Meeting of internet minds at forum on democracy

 

WIRED:IF, AFTER the 1960s, it grew a little funny to talk about peace, love and understanding, it certainly seems declasse these days to talk about the internet being a tool for revolutionising democracy. Yet somehow, the Personal Democracy Forum (PDF), an annual event that has taken place in New York on that topic since 2004, abides. More than abides actually – the event has doubled-down every year, and doesn’t seem to have turned quaintly old-hippy in the least.

The talks are packed, the speakers high-placed and powerful, and the branding rich and generous. The event can boast Jane Holl Lute, chief operating officer of the Department of Homeland Security, Todd Park, chief technology officer of the US government, and the Recording Industry Association of America’s chairman Cary Sherman, with ATT, Microsoft, Google and Facebook paying the bills.

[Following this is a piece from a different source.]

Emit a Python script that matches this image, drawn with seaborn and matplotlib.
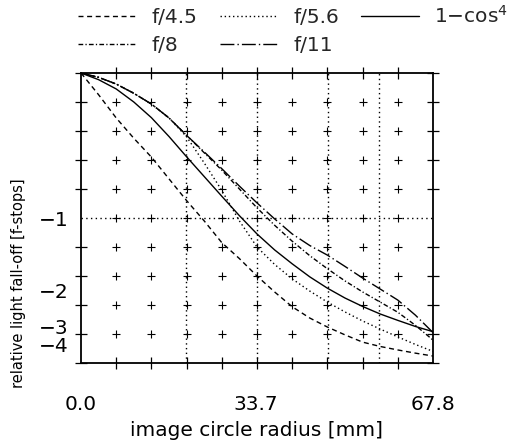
import numpy as np
import pandas as pd
import matplotlib
matplotlib.use("Agg")
import matplotlib.pyplot as plt
from matplotlib.lines import Line2D
import seaborn as sns

# ---- data ----
radius_mm = [0, 3.39, 6.78, 10.17, 13.56, 16.95, 20.34, 23.73, 27.12, 30.51, 33.9,
             37.29, 40.68, 44.07, 47.46, 50.85, 54.24, 57.63, 61.02, 64.41, 67.8]
f45 = [1.0, 0.925, 0.845, 0.775, 0.710, 0.635, 0.560, 0.490, 0.415, 0.360, 0.300,
       0.245, 0.194, 0.155, 0.124, 0.097, 0.072, 0.057, 0.045, 0.034, 0.024]
f56 = [1.0, 0.985, 0.962, 0.930, 0.893, 0.845, 0.780, 0.690, 0.595, 0.490, 0.400,
       0.340, 0.290, 0.248, 0.210, 0.176, 0.145, 0.117, 0.090, 0.064, 0.040]
f8 = [1.0, 0.985, 0.962, 0.930, 0.893, 0.845, 0.785, 0.725, 0.665, 0.600, 0.535,
      0.475, 0.420, 0.370, 0.325, 0.283, 0.245, 0.210, 0.175, 0.130, 0.079]
f11 = [1.0, 0.985, 0.962, 0.930, 0.893, 0.845, 0.785, 0.728, 0.670, 0.610, 0.552,
       0.497, 0.445, 0.405, 0.372, 0.333, 0.293, 0.255, 0.217, 0.165, 0.105]
cos4 = [1.0, 0.977, 0.945, 0.900, 0.846, 0.781, 0.711, 0.643, 0.575, 0.508, 0.445,
        0.390, 0.342, 0.297, 0.258, 0.224, 0.195, 0.169, 0.147, 0.126, 0.108]
series_names = ["f/4.5", "f/8", "f/5.6", "f/11", "1\u2212cos$^4$"]

x_tick_pos = [0.0, 33.7, 67.8]
x_tick_labels = ["0.0", "33.7", "67.8"]
y_tick_pos = [0.5, 0.25, 0.125, 0.0625]
y_tick_labels = ["\u22121", "\u22122", "\u22123", "\u22124"]
vlines_mm = [20.3, 33.9, 47.5, 57.4]
hlines_rel = [0.5]

# ---- styling ----
sns.set_theme(style="white")
plt.rcParams["font.family"] = ["DejaVu Sans"]
plt.rcParams["mathtext.fontset"] = "dejavusans"
plt.rcParams["lines.scale_dashes"] = False

dash_styles = {
    "f/4.5": (3.6, 2.6),
    "f/8": (3.4, 1.6, 0.9, 1.6),
    "f/5.6": (1.0, 2.0),
    "f/11": (10.0, 2.2, 1.0, 2.2),
    "1\u2212cos$^4$": "",
}

frames = []
for name, vals in zip(series_names, [f45, f8, f56, f11, cos4]):
    frames.append(pd.DataFrame({"r": radius_mm, "v": vals, "series": name}))
df = pd.concat(frames, ignore_index=True)

fig = plt.figure(figsize=(5.28, 4.41), dpi=100)
ax = fig.add_axes([81 / 528, 1 - 363 / 441, 352 / 528, 290 / 441])

sns.lineplot(data=df, x="r", y="v", style="series", dashes=dash_styles,
             color="black", linewidth=1.0, legend=False, ax=ax, sort=False)

ax.set_xlim(0, 67.8)
ax.set_ylim(0, 1)

for xv in vlines_mm:
    ax.axvline(xv, color="black", linestyle=(0, (1.0, 2.4)), linewidth=1.0, zorder=1)
for yv in hlines_rel:
    ax.axhline(yv, color="black", linestyle=(0, (1.0, 2.4)), linewidth=1.0, zorder=1)

gx = np.linspace(0, 67.8, 11)
gy = np.linspace(0, 1, 11)
GX, GY = np.meshgrid(gx[1:-1], gy[1:-1])
ax.scatter(GX.ravel(), GY.ravel(), marker="+", s=30, color="black", linewidths=0.8, zorder=2)

ax.set_xticks(gx, minor=True)
ax.set_yticks(gy, minor=True)
ax.set_xticks(x_tick_pos)
ax.set_xticklabels(x_tick_labels)
ax.set_yticks(y_tick_pos)
ax.set_yticklabels(y_tick_labels)
ax.tick_params(which="minor", direction="inout", length=8, width=0.9, color="black",
               top=True, right=True, bottom=True, left=True)
ax.tick_params(which="major", length=0, labelsize=14.5, colors="black")
ax.tick_params(axis="x", which="major", pad=23)
ax.tick_params(axis="y", which="major", pad=9)

for s in ax.spines.values():
    s.set_visible(True)
    s.set_color("black")
    s.set_linewidth(1.3)

ax.set_xlabel("image circle radius [mm]", fontsize=14.5, labelpad=5, color="black")
ax.set_ylabel("")
fig.text(19 / 528, 1 - 283 / 441, "relative light fall-off [f-stops]", rotation=90,
         ha="center", va="center", fontsize=10.5, color="black")

handles = [Line2D([], [], color="black", linewidth=1.0,
                  linestyle=((0, dash_styles[n]) if dash_styles[n] else "-"))
           for n in series_names]
fig.legend(handles, series_names, loc="upper left", bbox_to_anchor=(78 / 528, 1 - 5 / 441),
           ncol=3, frameon=False, fontsize=14.5, handlelength=2.9, handletextpad=0.75,
           columnspacing=1.1, labelspacing=0.45, borderpad=0, borderaxespad=0)

fig.savefig("out.png", dpi=100, facecolor="white")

Which, again, is jarring, given the other perhaps more expected attendees. Following each of those characters on the roster are their mirror-universe equivalents. John Perry Barlow, the notoriously copyright-sceptical Grateful Dead lyricist and founder of the Electronic Frontier Foundation, followed Sherman on the stage. Carne Ross, the diplomat who blew the whistle on the British government’s scant evidence regarding weapons of mass destruction in Iraq, and now confesses to be more of an anarchist, turns up the day after Lute, who is ex-military. I saw people there who’d identify with the Anonymous collective, notorious for expropriating private information, and they were chatting with folks whose job it is to (legally) open government data.

What is going on here? Watching all of these interactions, I felt myself swing in mood cycles that were mini versions of the internet’s own reputational stock index. It’s pretty inspiring to realise that the powers at the heart of America want to acknowledge the political power of the net, and are no longer alien to it. Park is the embodiment of an empowered nerd, talking about how to make things awesome, wandering around the Federal infrastructure and apparently liberating data and loosening red tape. Barlow and Sherman shared potshots, but also shared a stage, and Sherman’s speech at least made sense in its descriptions of the power of the net for musicians, as well as the threats his organisation sees.

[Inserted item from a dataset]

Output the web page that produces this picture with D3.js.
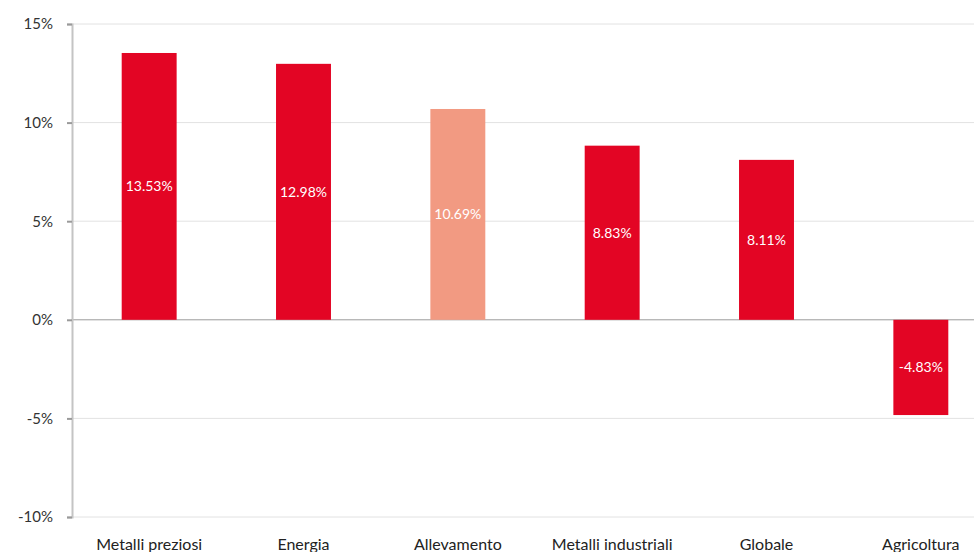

But at the same time, it’s a little chilling to see the net being pulled into the orbit of such powerbrokers. Is it really a revolution when everyone gets along – and the new guard are on suspiciously genial terms with the old?

David Weinberger, one of the grand old men of internet exceptionalism, gave his talk on perhaps the most hopeful explanation for friendliness. As part of the internet backlash, one of the givens is the enormous damage of the “echo chamber”. Instead of being an incredible force for bringing people together, goes the theory, the net has actually just coagulated us into more and more homogenous and radicalised blobs. We only read information from those who are like us. We only talk, online, with those like us. And we can filter and delete any opinions we don’t like from our informational diet. As echo chambers divide, they also reinforce. After a while spending all your time on the net world equivalent of Fox News, you and your colleagues start chasing your own ideological tails, becoming more and more extreme as you become unmoored from reality.

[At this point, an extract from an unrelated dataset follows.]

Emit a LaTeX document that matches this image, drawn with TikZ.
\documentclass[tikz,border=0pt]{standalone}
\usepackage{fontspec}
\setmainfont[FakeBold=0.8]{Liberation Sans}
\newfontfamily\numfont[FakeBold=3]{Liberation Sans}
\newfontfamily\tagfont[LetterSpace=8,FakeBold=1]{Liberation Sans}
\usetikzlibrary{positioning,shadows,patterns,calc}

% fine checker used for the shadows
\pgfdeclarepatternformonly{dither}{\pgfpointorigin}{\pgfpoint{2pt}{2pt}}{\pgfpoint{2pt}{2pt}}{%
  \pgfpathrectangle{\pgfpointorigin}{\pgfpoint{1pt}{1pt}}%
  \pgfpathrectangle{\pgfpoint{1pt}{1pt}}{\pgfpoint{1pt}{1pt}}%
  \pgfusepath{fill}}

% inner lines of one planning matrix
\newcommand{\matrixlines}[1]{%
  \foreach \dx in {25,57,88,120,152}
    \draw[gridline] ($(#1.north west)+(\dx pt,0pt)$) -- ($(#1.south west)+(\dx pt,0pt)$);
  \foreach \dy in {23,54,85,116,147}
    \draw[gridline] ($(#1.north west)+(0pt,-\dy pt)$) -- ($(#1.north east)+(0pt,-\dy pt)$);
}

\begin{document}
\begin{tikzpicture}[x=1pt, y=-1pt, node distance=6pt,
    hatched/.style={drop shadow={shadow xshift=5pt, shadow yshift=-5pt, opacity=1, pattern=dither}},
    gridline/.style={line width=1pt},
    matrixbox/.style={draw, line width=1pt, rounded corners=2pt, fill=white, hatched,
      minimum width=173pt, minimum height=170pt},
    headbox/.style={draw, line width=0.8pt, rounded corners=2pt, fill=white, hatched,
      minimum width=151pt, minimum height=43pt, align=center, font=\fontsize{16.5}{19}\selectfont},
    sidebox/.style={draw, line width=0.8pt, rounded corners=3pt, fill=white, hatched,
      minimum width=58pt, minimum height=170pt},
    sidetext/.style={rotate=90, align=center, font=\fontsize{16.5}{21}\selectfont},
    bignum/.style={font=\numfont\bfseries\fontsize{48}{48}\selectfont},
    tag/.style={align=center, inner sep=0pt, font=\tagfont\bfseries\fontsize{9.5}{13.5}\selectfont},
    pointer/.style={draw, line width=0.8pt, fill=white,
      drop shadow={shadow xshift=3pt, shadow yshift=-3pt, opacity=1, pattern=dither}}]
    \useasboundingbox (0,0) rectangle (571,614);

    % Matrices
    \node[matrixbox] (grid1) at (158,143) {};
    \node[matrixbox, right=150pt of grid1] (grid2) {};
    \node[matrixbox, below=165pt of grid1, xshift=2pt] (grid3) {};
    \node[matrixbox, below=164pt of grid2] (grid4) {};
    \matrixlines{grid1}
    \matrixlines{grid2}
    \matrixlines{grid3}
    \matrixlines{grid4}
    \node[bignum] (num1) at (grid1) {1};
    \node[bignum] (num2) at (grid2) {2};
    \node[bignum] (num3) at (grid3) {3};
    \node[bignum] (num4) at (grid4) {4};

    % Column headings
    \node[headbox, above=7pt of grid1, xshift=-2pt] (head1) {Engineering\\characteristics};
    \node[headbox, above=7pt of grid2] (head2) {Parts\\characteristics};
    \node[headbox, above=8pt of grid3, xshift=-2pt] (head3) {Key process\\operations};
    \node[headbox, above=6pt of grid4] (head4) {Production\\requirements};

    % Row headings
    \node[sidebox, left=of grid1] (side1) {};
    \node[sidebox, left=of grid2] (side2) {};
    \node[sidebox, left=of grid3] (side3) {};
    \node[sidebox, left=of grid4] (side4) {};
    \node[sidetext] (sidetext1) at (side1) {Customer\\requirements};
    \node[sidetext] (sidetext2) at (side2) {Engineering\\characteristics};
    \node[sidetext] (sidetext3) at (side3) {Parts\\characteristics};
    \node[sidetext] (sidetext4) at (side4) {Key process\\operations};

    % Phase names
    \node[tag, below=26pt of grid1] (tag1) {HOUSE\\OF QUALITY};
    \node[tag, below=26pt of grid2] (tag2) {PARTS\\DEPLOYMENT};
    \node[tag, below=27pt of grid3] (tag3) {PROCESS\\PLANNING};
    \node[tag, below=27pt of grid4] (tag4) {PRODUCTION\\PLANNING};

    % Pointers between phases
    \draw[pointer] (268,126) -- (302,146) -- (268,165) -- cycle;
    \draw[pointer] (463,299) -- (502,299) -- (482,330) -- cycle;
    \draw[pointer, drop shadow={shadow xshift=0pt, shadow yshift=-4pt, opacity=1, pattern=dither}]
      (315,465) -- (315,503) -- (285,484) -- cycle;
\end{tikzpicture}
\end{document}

After two or so decades of the internet, it’s hard not to concede some truth to this description. We don’t connect with the world online, we connect with our friends. The algorithms of Facebook and others do seem to optimise to introduce us to what we already know, because that’s what they know we like.

Weinberger, like many of us, has gone from being contrarian about the future promise of the net, to an accepted prophet, back to contrarian again, simply by seeing the positive side. Echo chambers aren’t all bad. We can only communicate, he says, with people who are like us in at least some capacity. We cannot connect with those who are completely alien. In our echo chambers, we can develop a kind of communal curiosity about the rest of the world. The net lets us at least voyage out safely to satisfy our curiosity.

The example of the echo chamber Weinberger gives is Reddit, a site whose users – generally atheistic, sceptical, and I’d add, are largely white and male – do sometimes seem to work to reinforce each others’ opinions. But Reddit also has an “I am a . . . , ask me anything” feature, where various individuals from the outside world come into the community and agree to a selection of whatever Reddit’s millions offer up as queries. From Nobel-prize winning economist Paul Krugman to an air crash survivor, from a Rick Santorum supporter to an ex-con from a maximum security jail, Reddit has connected its users to people very unlike them.

PDF isn’t an echo chamber, if you have Republican party operatives sitting next to Pirate Party coders.

But it makes me wonder, if all of the people the world sees as radical opposites are sitting talking here, what’s going on out there in the world, outside this chamber of political power.